**WRITTEN REQUEST**
Set down each line of the data below exactly as it stands, dropping the pictures.

|---|

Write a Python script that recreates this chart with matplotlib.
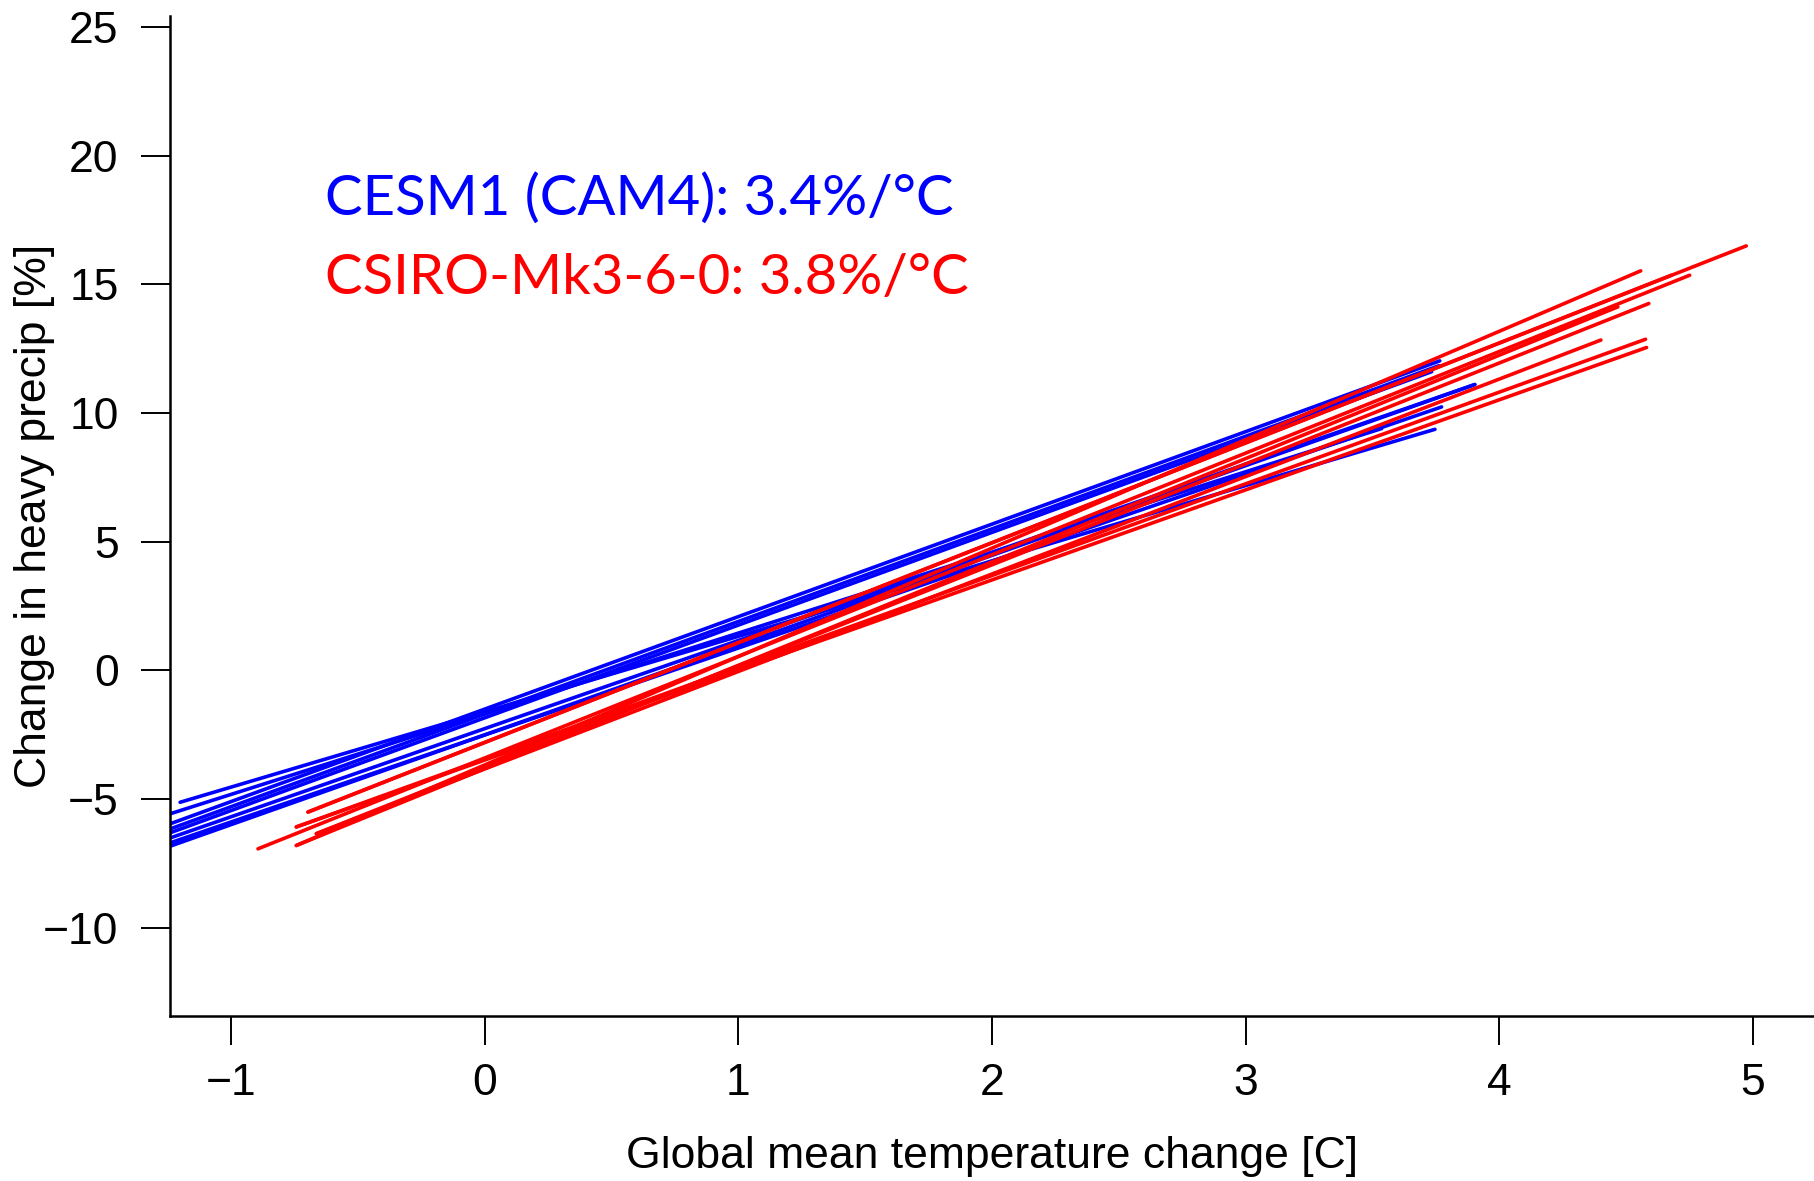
import matplotlib
matplotlib.use('Agg')
import matplotlib.pyplot as plt

# CESM1 (CAM4) ensemble fits: start/end of each segment
cesm_x0 = [-1.20, -1.24, -1.24, -1.24, -1.24, -1.24, -1.24, -1.24]
cesm_y0 = [-5.13, -5.58, -5.97, -6.17, -6.32, -6.52, -6.71, -6.84]
cesm_x1 = [3.746, 3.536, 3.765, 3.761, 3.733, 3.903, 3.772, 3.903]
cesm_y1 = [9.37, 9.40, 12.03, 11.84, 11.61, 11.11, 10.24, 11.11]

# CSIRO-Mk3-6-0 ensemble fits
csiro_x0 = [-0.696, -0.696, -0.742, -0.742, -0.663, -0.663, -0.742, -0.742, -0.893]
csiro_y0 = [-5.51, -5.51, -6.09, -6.09, -6.35, -6.35, -6.81, -6.81, -6.94]
csiro_x1 = [4.973, 4.678, 4.580, 4.576, 4.400, 4.589, 4.557, 4.467, 4.750]
csiro_y1 = [16.50, 15.36, 12.55, 12.87, 12.84, 14.26, 15.53, 14.13, 15.36]

xticks = [-1, 0, 1, 2, 3, 4, 5]
yticks = [-10, -5, 0, 5, 10, 15, 20, 25]

plt.rcParams['font.family'] = ['Liberation Sans', 'DejaVu Sans']

fig = plt.figure(figsize=(18.14, 11.81), dpi=100)
ax = fig.add_axes([0.0937, 0.1397, 0.9063, 0.8468])

for i in range(len(cesm_x0)):
    ax.plot([cesm_x0[i], cesm_x1[i]], [cesm_y0[i], cesm_y1[i]],
            color='#0000ff', lw=2.6, solid_capstyle='round')
for i in range(len(csiro_x0)):
    ax.plot([csiro_x0[i], csiro_x1[i]], [csiro_y0[i], csiro_y1[i]],
            color='#ff0000', lw=2.6, solid_capstyle='round')

ax.set_xlim(-1.24, 5.24)
ax.set_ylim(-13.44, 25.44)
ax.set_xticks(xticks)
ax.set_yticks(yticks)

ax.spines['top'].set_visible(False)
ax.spines['right'].set_visible(False)
for s in ['left', 'bottom']:
    ax.spines[s].set_linewidth(1.8)

ax.tick_params(axis='both', direction='out', length=21, width=1.4, labelsize=32)
ax.tick_params(axis='x', pad=13)
ax.tick_params(axis='y', pad=16)

ax.set_xlabel('Global mean temperature change [C]', fontsize=32)
ax.set_ylabel('Change in heavy precip [%]', fontsize=32)
ax.xaxis.set_label_coords(0.5, -0.12)
ax.yaxis.set_label_coords(-0.07, 0.5)

ax.text(-0.628, 17.7, 'CESM1 (CAM4): 3.4%/°C', color='#0000ff',
        fontsize=40.5, family=['Lato', 'DejaVu Sans'], va='baseline', ha='left')
ax.text(-0.628, 14.62, 'CSIRO-Mk3-6-0: 3.8%/°C', color='#ff0000',
        fontsize=40.5, family=['Lato', 'DejaVu Sans'], va='baseline', ha='left')

fig.savefig('out.png', dpi=100)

|---|

**OUTPUT BELOW**
Write a Python script that recreates this chart with matplotlib.
import matplotlib
matplotlib.use('Agg')
import matplotlib.pyplot as plt

# CESM1 (CAM4) ensemble fits: start/end of each segment
cesm_x0 = [-1.20, -1.24, -1.24, -1.24, -1.24, -1.24, -1.24, -1.24]
cesm_y0 = [-5.13, -5.58, -5.97, -6.17, -6.32, -6.52, -6.71, -6.84]
cesm_x1 = [3.746, 3.536, 3.765, 3.761, 3.733, 3.903, 3.772, 3.903]
cesm_y1 = [9.37, 9.40, 12.03, 11.84, 11.61, 11.11, 10.24, 11.11]

# CSIRO-Mk3-6-0 ensemble fits
csiro_x0 = [-0.696, -0.696, -0.742, -0.742, -0.663, -0.663, -0.742, -0.742, -0.893]
csiro_y0 = [-5.51, -5.51, -6.09, -6.09, -6.35, -6.35, -6.81, -6.81, -6.94]
csiro_x1 = [4.973, 4.678, 4.580, 4.576, 4.400, 4.589, 4.557, 4.467, 4.750]
csiro_y1 = [16.50, 15.36, 12.55, 12.87, 12.84, 14.26, 15.53, 14.13, 15.36]

xticks = [-1, 0, 1, 2, 3, 4, 5]
yticks = [-10, -5, 0, 5, 10, 15, 20, 25]

plt.rcParams['font.family'] = ['Liberation Sans', 'DejaVu Sans']

fig = plt.figure(figsize=(18.14, 11.81), dpi=100)
ax = fig.add_axes([0.0937, 0.1397, 0.9063, 0.8468])

for i in range(len(cesm_x0)):
    ax.plot([cesm_x0[i], cesm_x1[i]], [cesm_y0[i], cesm_y1[i]],
            color='#0000ff', lw=2.6, solid_capstyle='round')
for i in range(len(csiro_x0)):
    ax.plot([csiro_x0[i], csiro_x1[i]], [csiro_y0[i], csiro_y1[i]],
            color='#ff0000', lw=2.6, solid_capstyle='round')

ax.set_xlim(-1.24, 5.24)
ax.set_ylim(-13.44, 25.44)
ax.set_xticks(xticks)
ax.set_yticks(yticks)

ax.spines['top'].set_visible(False)
ax.spines['right'].set_visible(False)
for s in ['left', 'bottom']:
    ax.spines[s].set_linewidth(1.8)

ax.tick_params(axis='both', direction='out', length=21, width=1.4, labelsize=32)
ax.tick_params(axis='x', pad=13)
ax.tick_params(axis='y', pad=16)

ax.set_xlabel('Global mean temperature change [C]', fontsize=32)
ax.set_ylabel('Change in heavy precip [%]', fontsize=32)
ax.xaxis.set_label_coords(0.5, -0.12)
ax.yaxis.set_label_coords(-0.07, 0.5)

ax.text(-0.628, 17.7, 'CESM1 (CAM4): 3.4%/°C', color='#0000ff',
        fontsize=40.5, family=['Lato', 'DejaVu Sans'], va='baseline', ha='left')
ax.text(-0.628, 14.62, 'CSIRO-Mk3-6-0: 3.8%/°C', color='#ff0000',
        fontsize=40.5, family=['Lato', 'DejaVu Sans'], va='baseline', ha='left')

fig.savefig('out.png', dpi=100)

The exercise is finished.